Dealing with Smut Contamination in Corn

Corn grown in wet conditions is at risk for contamination with smut. Yet, high-quality silage can still be made from affected crops.

 

Damage from Smut

Producers may see reduced corn yields due to smut contamination. Corn smut is caused by the growth of the fungus Ustilago maydis, which thrives in conditions of high humidity, poor pollination or damage from insects or equipment.

Once the plant is infected, the fungi’s cells divide quickly and expand. This leads to large gray galls that contain black spores, typically on the corn ear tip. The resulting galls decrease grain yield anywhere from 9% to 40%.1

 

Ensiling Challenges

The disease can restrict the rate and extent of fermentation as well as predispose the plant to further mold growth and the production of mycotoxins.

Using a forage inoculant can help address ensiling and feedout challenges. Producers should choose an inoculant that is research-proven to help drive a fast, efficient initial ensiling fermentation and inhibit the growth of detrimental spoilage microbes during feeding.

Specific bacteria strains and enzymes can help address these ensiling challenges. The lactic acid bacteria Pediococcus pentosaceus 12455 — fueled by sugars generated by high-activity enzymes — can help promote a fast, efficient front-end fermentation.
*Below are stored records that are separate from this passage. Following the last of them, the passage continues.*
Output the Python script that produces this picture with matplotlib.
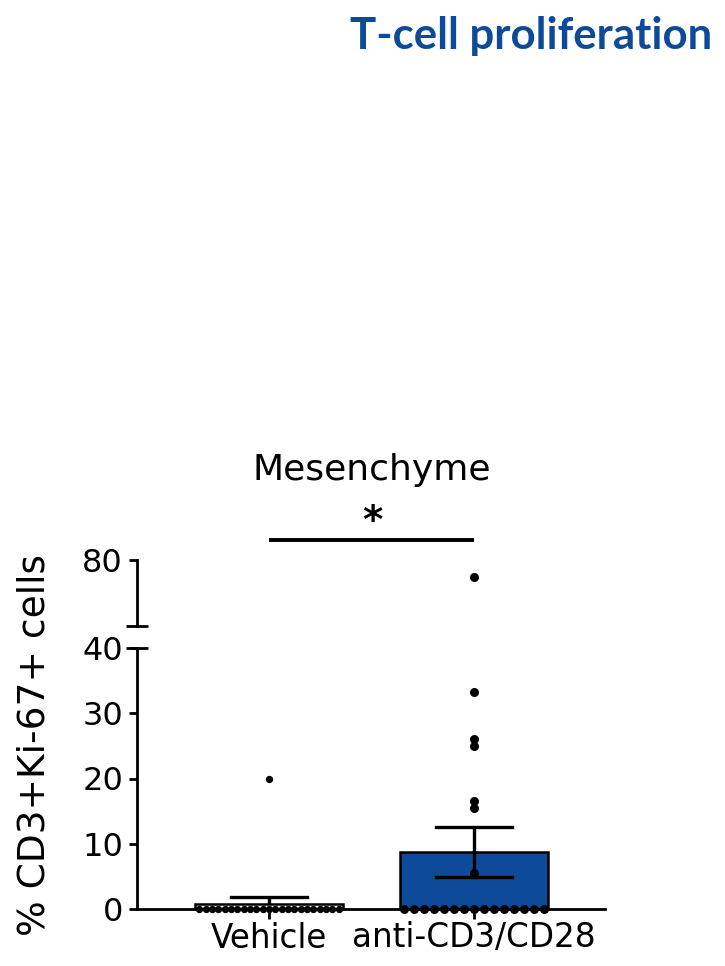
import numpy as np
import matplotlib
matplotlib.use("Agg")
import matplotlib.pyplot as plt

# ---- data ----
categories = ["Vehicle", "anti-CD3/CD28"]
means = [0.8, 8.75]
sems = [1.1, 3.85]
vehicle_points = [20.0] + [0.0] * 23
anti_points = [70.0, 33.3, 26.0, 25.0, 16.5, 15.5, 5.5] + [0.0] * 15
yticks_lower = [0, 10, 20, 30, 40]
yticks_upper = [80]

blue = "#0E4A9A"
plt.rcParams['font.family'] = ['DejaVu Sans']

fig = plt.figure(figsize=(7.25, 9.66), dpi=100)
left, width = 137 / 725, (605 - 137) / 725
axL = fig.add_axes([left, 1 - 909 / 966, width, (909 - 648) / 966])
axU = fig.add_axes([left, 1 - 626 / 966, width, (626 - 560) / 966])

xlim = (-0.644, 1.639)
barw = 0.72
capw = 0.375
lw_axis = 2.0
brk = 40

def swarm(points, xc):
    pts = np.asarray(points)
    zeros = np.where(pts == 0)[0]
    xs = np.full(len(pts), float(xc))
    if len(zeros) > 1:
        xs[zeros] = xc + np.linspace(-barw / 2 + 0.02, barw / 2 - 0.02, len(zeros))
    return xs, pts

for ax in (axL, axU):
    ax.set_xlim(*xlim)
    for i, (m, s) in enumerate(zip(means, sems)):
        ax.bar(i, m, width=barw, color=("white" if i == 0 else blue),
               edgecolor="black", linewidth=1.8, zorder=2)
        ax.plot([i, i], [m, m + s], color="black", lw=2.4, zorder=3, solid_capstyle="butt")
        ax.plot([i - capw / 2, i + capw / 2], [m + s, m + s], color="black", lw=2.4, zorder=3)
        if m - s > 0:
            ax.plot([i, i], [m - s, m], color="black", lw=2.4, zorder=3)
            ax.plot([i - capw / 2, i + capw / 2], [m - s, m - s], color="black", lw=2.4, zorder=3)
    for pts, xc, sz in ((vehicle_points, 0, 18), (anti_points, 1, 30)):
        xs, ys = swarm(pts, xc)
        sel = ys <= brk if ax is axL else ys > brk
        ax.scatter(xs[sel], ys[sel], s=sz, color="black", zorder=4, clip_on=False)
    for sp in ["top", "right"]:
        ax.spines[sp].set_visible(False)
    ax.spines["left"].set_linewidth(lw_axis)
    ax.spines["bottom"].set_linewidth(lw_axis)
    ax.tick_params(axis="both", width=lw_axis, length=6, labelsize=23, pad=4)

axL.set_ylim(0, 40)
axL.set_yticks(yticks_lower)
axL.set_xticks([0, 1])
axL.set_xticklabels(categories, fontsize=23.5)
axL.tick_params(axis="x", length=7, pad=2)

axU.set_ylim(40, 80)
axU.set_yticks(yticks_upper)
axU.spines["bottom"].set_visible(False)
axU.set_xticks([])

# break marks
for ax in (axU, axL):
    ax.plot([-0.023, 0.023], [brk, brk], transform=ax.get_yaxis_transform(),
            color="black", lw=lw_axis, clip_on=False, solid_capstyle="butt")

# significance
axU.plot([0, 1], [92.2, 92.2], color="black", lw=2.8, clip_on=False, solid_capstyle="butt")
fig.text(372 / 725, 1 - 522 / 966, "*", ha="center", va="center", fontsize=28,
         fontweight="bold")
fig.text(372 / 725, 1 - 470 / 966, "Mesenchyme", ha="center", va="center", fontsize=26)

fig.text(35 / 725, 1 - 745 / 966, "% CD3+Ki-67+ cells", rotation=90,
         ha="center", va="center", fontsize=27)

fig.text(712 / 725, 1 - 36 / 966, "T-cell proliferation", ha="right", va="center",
         fontsize=31.5, fontweight="bold", color=blue, family=["Lato", "DejaVu Sans"])

fig.savefig("out.png", dpi=100)
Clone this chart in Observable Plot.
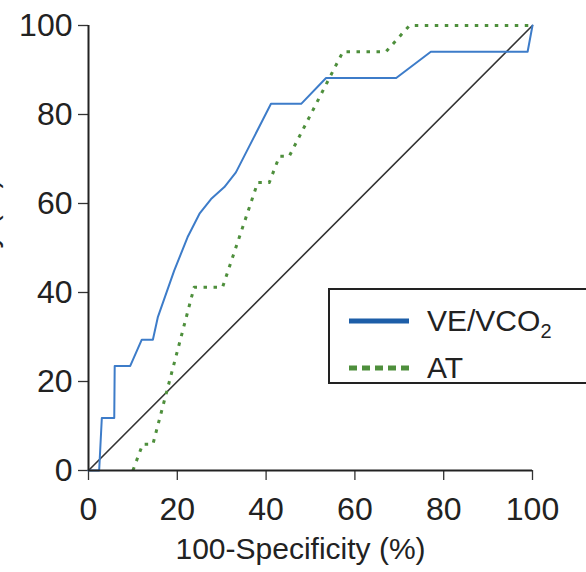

To address challenges during feedout, an inoculant containing the high dose-rate Lactobacillus buchneri 40788 can help improve the aerobic stability of silage.

 

Feedout Effects

Ustilago maydis does not itself produce toxins, and studies in sheep have shown it does not affect feed intake.”2

When fed, Ustilago maydis can affect feed efficiency. Feed digestibility also can be reduced when infestation levels reach 50% or greater.3 Research shows total digestible nutrients (TDN), net energy for maintenance (NEM) and net energy for gain (NEG) values of corn silage decreased around 0.5%, 0.02 mcal/g, and 0.02 mcal/g, respectively, for each 10% rise in smut-infested plants.2

Corn contaminated with smut also is likely to be more variable than normal. Producers should have silage samples analyzed regularly — at least once a month — so adjustments to the ration can be made as necessary.

 

1 Ullstrup AJ. Diseases of Corn. In: Corn and Corn Improvement. Sprague GF, ed. Madison, WI: American Society of Agronomy; 1977: 462.

2 Cole NA, Rush CM, Green LW. Influence of corn smut on the palatability and digestibility of corn silage. Prof. Anim. Sci. 2001;17:287-294.